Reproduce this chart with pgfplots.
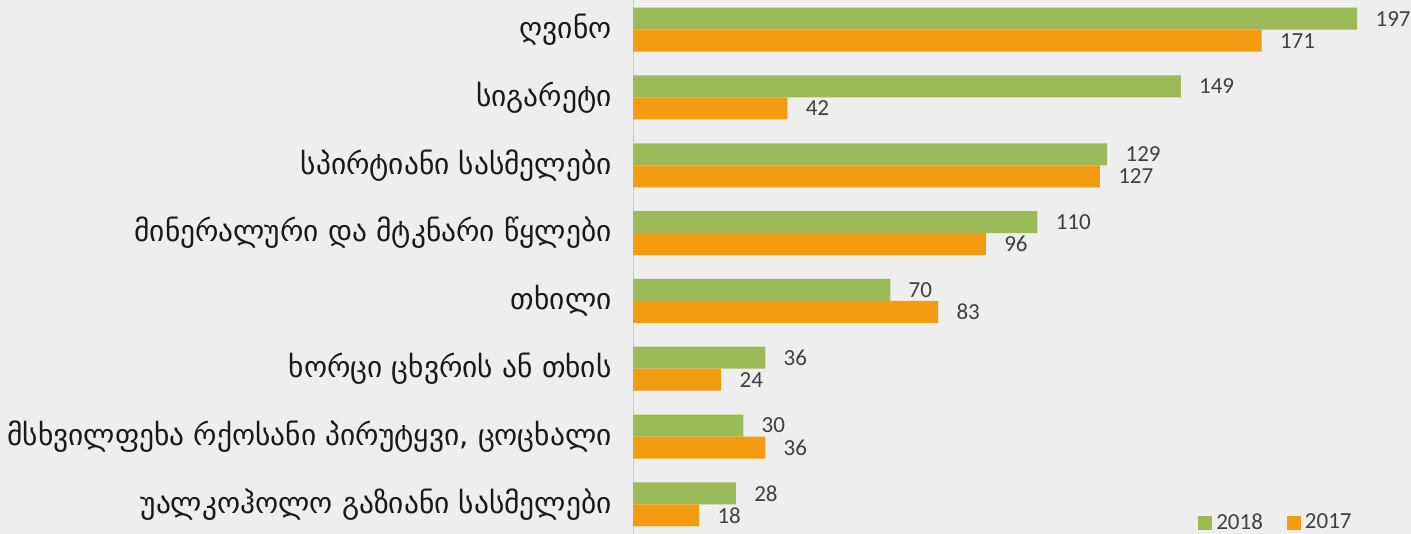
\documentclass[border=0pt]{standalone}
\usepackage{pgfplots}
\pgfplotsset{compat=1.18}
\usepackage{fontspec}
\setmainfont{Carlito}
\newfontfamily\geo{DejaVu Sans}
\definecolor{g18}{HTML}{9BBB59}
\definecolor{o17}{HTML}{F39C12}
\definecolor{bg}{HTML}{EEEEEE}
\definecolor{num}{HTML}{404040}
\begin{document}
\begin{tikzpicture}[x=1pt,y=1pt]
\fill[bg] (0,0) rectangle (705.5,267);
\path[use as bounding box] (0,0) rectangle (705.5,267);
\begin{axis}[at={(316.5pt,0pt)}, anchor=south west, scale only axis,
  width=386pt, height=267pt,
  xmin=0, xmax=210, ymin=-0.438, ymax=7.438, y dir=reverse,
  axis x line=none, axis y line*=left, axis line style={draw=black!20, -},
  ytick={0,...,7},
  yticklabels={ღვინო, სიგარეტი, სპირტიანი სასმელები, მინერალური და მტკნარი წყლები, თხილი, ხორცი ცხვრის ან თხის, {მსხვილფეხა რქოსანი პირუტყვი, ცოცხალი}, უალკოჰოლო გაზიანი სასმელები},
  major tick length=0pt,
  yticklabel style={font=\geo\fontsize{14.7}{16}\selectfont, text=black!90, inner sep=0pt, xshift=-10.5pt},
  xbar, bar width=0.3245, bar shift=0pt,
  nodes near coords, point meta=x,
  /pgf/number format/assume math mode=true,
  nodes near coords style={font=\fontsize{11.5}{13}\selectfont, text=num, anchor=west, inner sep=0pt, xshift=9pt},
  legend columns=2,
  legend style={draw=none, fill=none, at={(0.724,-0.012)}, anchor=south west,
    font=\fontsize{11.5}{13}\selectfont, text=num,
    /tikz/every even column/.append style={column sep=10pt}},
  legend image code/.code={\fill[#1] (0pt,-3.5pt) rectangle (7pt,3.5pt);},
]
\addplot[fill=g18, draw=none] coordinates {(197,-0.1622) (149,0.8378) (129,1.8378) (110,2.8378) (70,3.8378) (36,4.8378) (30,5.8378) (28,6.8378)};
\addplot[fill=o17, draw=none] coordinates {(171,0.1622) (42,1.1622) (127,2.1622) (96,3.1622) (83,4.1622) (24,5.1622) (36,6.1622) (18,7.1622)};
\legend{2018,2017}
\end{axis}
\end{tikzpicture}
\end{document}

◆ **Challenge**: Reproduce the material above in full, exactly, with no images.

◆ **Completed task**:
Reproduce this chart with pgfplots.
\documentclass[border=0pt]{standalone}
\usepackage{pgfplots}
\pgfplotsset{compat=1.18}
\usepackage{fontspec}
\setmainfont{Carlito}
\newfontfamily\geo{DejaVu Sans}
\definecolor{g18}{HTML}{9BBB59}
\definecolor{o17}{HTML}{F39C12}
\definecolor{bg}{HTML}{EEEEEE}
\definecolor{num}{HTML}{404040}
\begin{document}
\begin{tikzpicture}[x=1pt,y=1pt]
\fill[bg] (0,0) rectangle (705.5,267);
\path[use as bounding box] (0,0) rectangle (705.5,267);
\begin{axis}[at={(316.5pt,0pt)}, anchor=south west, scale only axis,
  width=386pt, height=267pt,
  xmin=0, xmax=210, ymin=-0.438, ymax=7.438, y dir=reverse,
  axis x line=none, axis y line*=left, axis line style={draw=black!20, -},
  ytick={0,...,7},
  yticklabels={ღვინო, სიგარეტი, სპირტიანი სასმელები, მინერალური და მტკნარი წყლები, თხილი, ხორცი ცხვრის ან თხის, {მსხვილფეხა რქოსანი პირუტყვი, ცოცხალი}, უალკოჰოლო გაზიანი სასმელები},
  major tick length=0pt,
  yticklabel style={font=\geo\fontsize{14.7}{16}\selectfont, text=black!90, inner sep=0pt, xshift=-10.5pt},
  xbar, bar width=0.3245, bar shift=0pt,
  nodes near coords, point meta=x,
  /pgf/number format/assume math mode=true,
  nodes near coords style={font=\fontsize{11.5}{13}\selectfont, text=num, anchor=west, inner sep=0pt, xshift=9pt},
  legend columns=2,
  legend style={draw=none, fill=none, at={(0.724,-0.012)}, anchor=south west,
    font=\fontsize{11.5}{13}\selectfont, text=num,
    /tikz/every even column/.append style={column sep=10pt}},
  legend image code/.code={\fill[#1] (0pt,-3.5pt) rectangle (7pt,3.5pt);},
]
\addplot[fill=g18, draw=none] coordinates {(197,-0.1622) (149,0.8378) (129,1.8378) (110,2.8378) (70,3.8378) (36,4.8378) (30,5.8378) (28,6.8378)};
\addplot[fill=o17, draw=none] coordinates {(171,0.1622) (42,1.1622) (127,2.1622) (96,3.1622) (83,4.1622) (24,5.1622) (36,6.1622) (18,7.1622)};
\legend{2018,2017}
\end{axis}
\end{tikzpicture}
\end{document}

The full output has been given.